Why Reducing Costs and Maintaining Discipline Matters

Since we believe it is the asset classes themselves, rather than active investment manager wizardry that generate portfolio returns, our basic aim is to help our clients to access as great a proportion of these returns as possible.

This may sound like a fairly simple and logical objective, but most investors are unaware that they rarely receive close to the maximum available returns. Indeed, they often receive a far lower return from the asset classes than was owed to them, for three principle reasons:

  • The investment methodology employed by active managers
  • The high charges levied by active managers
  • A lack of investment discipline shown by the individual investor

Detailed analysis of the damaging investment methodology typically employed by active managers would be too lengthy and technical to explain here and thus it would not be appropriate to do so. However, a look at the latter two points would be worthwhile.
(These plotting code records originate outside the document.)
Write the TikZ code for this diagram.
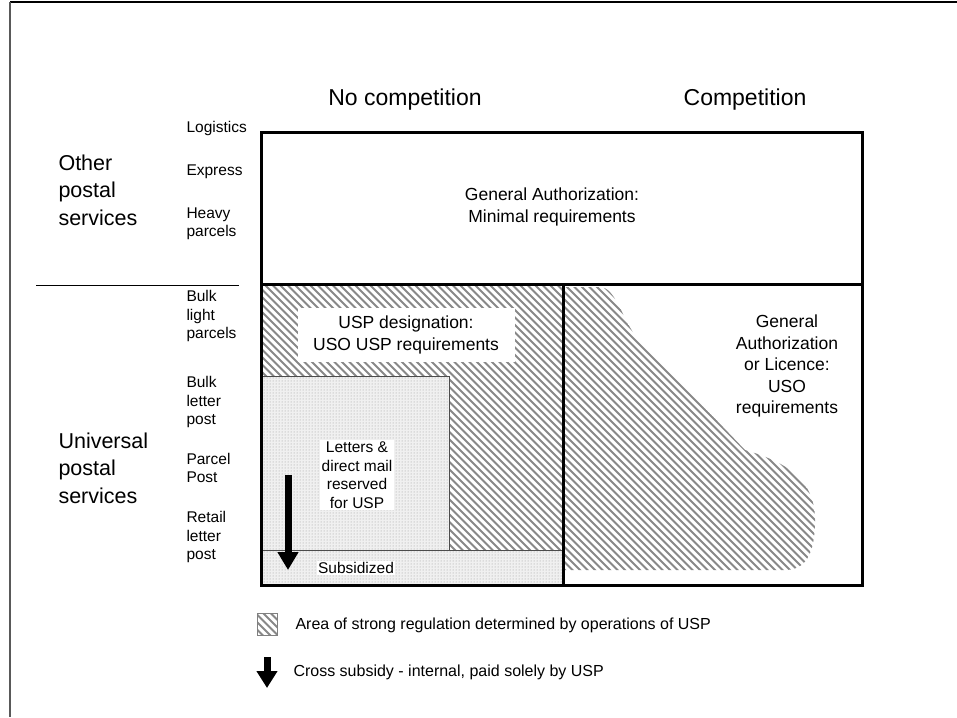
\documentclass[tikz,border=0pt]{standalone}
\usepackage{fontspec}
\setmainfont{Liberation Sans}
\usetikzlibrary{arrows.meta, patterns, positioning}
\definecolor{hatchgray}{RGB}{136,136,136}
\definecolor{dotgray}{RGB}{150,150,150}

% diagonal hatching, to be used inside a clipped scope
\newcommand{\hatchlines}{%
  \foreach \k in {0,...,140}
    \draw[hatch] ({\k*7.5-160},250) -- ++(400,400);}

\begin{document}
\begin{tikzpicture}[
    x=1pt, y=-1pt,
    boxline/.style={line width=3pt},
    thinline/.style={line width=0.8pt, draw=black!70},
    hatch/.style={line width=1.8pt, hatchgray},
    dotarea/.style={fill=black!6, postaction={pattern=dots, pattern color=dotgray}},
    colhead/.style={font=\fontsize{23}{27}\selectfont},
    grouplabel/.style={font=\fontsize{21.5}{27.5}\selectfont, align=left, anchor=west},
    itemlabel/.style={font=\fontsize{15.5}{18.5}\selectfont, align=left, anchor=west},
    boxtext/.style={font=\fontsize{17.5}{21.5}\selectfont, align=center},
    smalltext/.style={font=\fontsize{15.5}{18.5}\selectfont, align=center, fill=white},
    crossarrow/.style={-{Triangle[width=20pt,length=18pt]}, line width=7pt},
    legendtext/.style={font=\fontsize{16}{19}\selectfont, anchor=west}
]
\useasboundingbox (0,0) rectangle (957,717);

% Page frame
\draw[line width=1.5pt] (10,2) -- (957,2);
\draw[line width=2pt, black!65] (10,2) -- (10,717);

% Hatched areas
\begin{scope}
  \clip (261,284) rectangle (563,585);
  \hatchlines
\end{scope}
\begin{scope}
  \clip (563,287) -- (600,287) .. controls (615,287) and (622,318) .. (635,335)
    -- (745,450) .. controls (790,463) and (815,482) .. (815,520)
    .. controls (815,555) and (805,570) .. (785,570) -- (563,570) -- cycle;
  \hatchlines
\end{scope}

% Dotted areas
\draw[thinline, dotarea] (261,376) rectangle (449,550);
\draw[thinline, dotarea] (261,550) rectangle (563,585);

% Boxes
\draw[boxline] (261,132) rectangle (862,284);
\draw[boxline] (261,284) rectangle (563,585);
\draw[boxline] (563,284) rectangle (862,585);

% Column headings
\node[colhead] (nocomp) at (405,100) {No competition};
\node[colhead] (comp) at (745,100) {Competition};

% Row groups
\node[grouplabel] (other) at (55,190) {Other\\postal\\services};
\node[grouplabel] (universal) at (55,468) {Universal\\postal\\services};
\coordinate (sepl) at (36,285);
\coordinate (sepr) at (239,285);
\draw[line width=1pt] (sepl) -- (sepr);

% Services
\node[itemlabel] (logistics) at (183,128) {Logistics};
\node[itemlabel] (express) at (183,172) {Express};
\node[itemlabel] (heavy) at (183,224) {Heavy\\parcels};
\node[itemlabel] (bulkparcel) at (183,316) {Bulk\\light\\parcels};
\node[itemlabel] (bulkletter) at (183,402) {Bulk\\letter\\post};
\node[itemlabel] (parcelpost) at (183,468) {Parcel\\Post};
\node[itemlabel] (retail) at (183,537) {Retail\\letter\\post};

% Box texts
\node[boxtext] (genauth) at (552,207) {General Authorization:\\Minimal requirements};
\node[boxtext, fill=white, minimum width=217pt, minimum height=54pt] (uspdes) at (406,335)
  {USP designation:\\USO USP requirements};
\node[boxtext] (licence) at (787,366) {General\\Authorization\\or Licence:\\USO\\requirements};
\node[smalltext, inner sep=2pt] (letters) at (357,475) {Letters \&\\direct mail\\reserved\\for USP};
\node[smalltext, inner sep=1.5pt] (subsidized) at (356,568) {Subsidized};

% Cross subsidy arrow
\coordinate (arrtop) at (288,475);
\coordinate (arrtip) at (288,570);
\draw[crossarrow] (arrtop) -- (arrtip);

% Legend
\begin{scope}
  \clip (257,613) rectangle (277,635);
  \hatchlines
\end{scope}
\draw[thinline, draw=black!50] (257,613) rectangle (277,635);
\node[legendtext] (leghatch) at (292,625) {Area of strong regulation determined by operations of USP};
\coordinate (legtop) at (267,657);
\coordinate (legtip) at (267,688);
\draw[-{Triangle[width=20pt,length=17pt]}, line width=7pt] (legtop) -- (legtip);
\node[legendtext] (legarrow) at (290,672) {Cross subsidy - internal, paid solely by USP};

\end{tikzpicture}
\end{document}
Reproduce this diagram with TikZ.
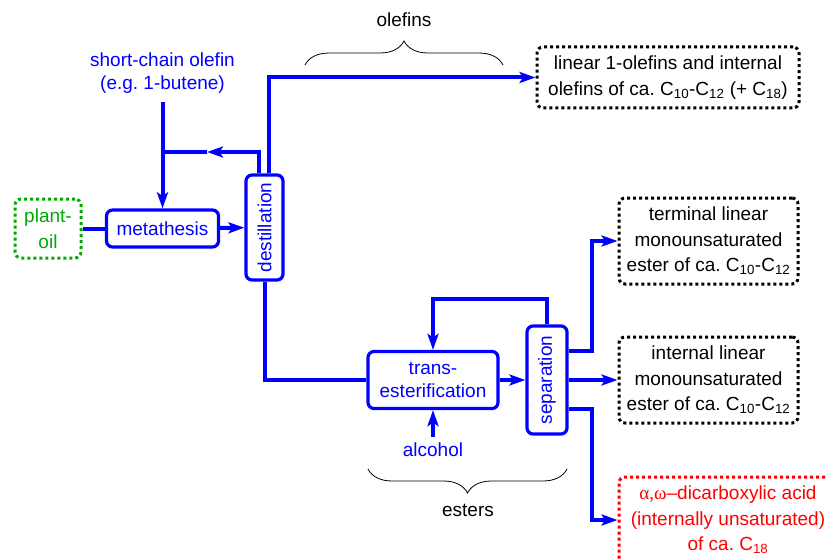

If we begin with costs, the straightforward fact is that the costs of investment have a direct impact on the returns from investment and to take an everyday scenario, the lower the costs of, say, your pension investments, the more money you will eventually have in your fund to help you achieve your desired lifestyle and wider financial planning objectives.

With regard to investment discipline, one of the most common mistakes investors make is losing focus on the principles of investing and not maintaining their long-term strategy, particularly when economic and market conditions experience difficult times.

This is because they succumb to the human yet irrational emotions felt when there is a heightened perceived risk to their money. In so doing, they put their faith in the 'wisdom of crowds', by taking the 'safe' option and doing what 'everyone else' is doing, in withdrawing from their investment strategy and retreating to a place of perceived safety whilst stock prices are low, until the markets have 'come back up again', whereupon they will reinvest their money when stock prices are high.

The trouble with this is that, not only is this approach contrary to the basic investment principle of 'buying low and selling high, it is also essentially an attempt to time the entry and exit of markets and it is a proven fact that this is impossible to achieve with any consistency. Professional money managers have never been able to do it, so there is very little chance of a private individual being able to do it either.

The net result of this indiscipline is that investors usually either realise losses and / or miss out on the available returns when the markets rebound. A good example from recent history is the turbulence on the UK stock market between September 2008 and March 2009. Many people who exited the market at its lowest point in March 2009 will have made the irrational decision to turn nothing more troublesome than a 'paper loss' into an actual loss - and in some cases, of considerable magnitude. On the other hand, those who maintained their long-term strategy and discipline will have experienced a very healthy return indeed throughout the rest of 2009.

To put all of this into perspective, the following table shows the damage the issues outlined above can cause to an investor's returns over time. It shows:

  • The pure returns delivered by the asset classes over the period 1992 - 2003
  • The return a typical actively managed equity fund delivered in the same period as a result of a misguided, expensive management approach and high fees
  • The return an average investor actually received from a typical equity fund, as a result of poor investment discipline

Comparison of Equity Market, Equity Fund and Equity Investor Returns, 1992 - 2003 (UK)

 

Annual Return

Growth of every £1 Invested

FTSE All Share Return

8.99%

£2.81

Average Equity Fund Return

6.93%

£2.21

Average Investor Return

4.91%

£1.78

(Note: Data kindly provided by Dimensional Fund Advisors. Past performance should not be regarded as an accurate guide to the future.)

As you can see, the figures tell an alarming yet elementary story: that keeping costs down, being able to stay focused on a long-term strategy and having the resolve to make rational decisions in difficult times is vital to a successful investment experience.

At Chamberlyns, we do not want our clients to be 'average' investors, who have the same uncomfortable and disappointing investment experiences as so many people do, which is why we construct low-cost, passively managed portfolios which aim to capture as much of the available returns as possible. We also provide the ongoing support needed to maintain investment discipline through both good and difficult times.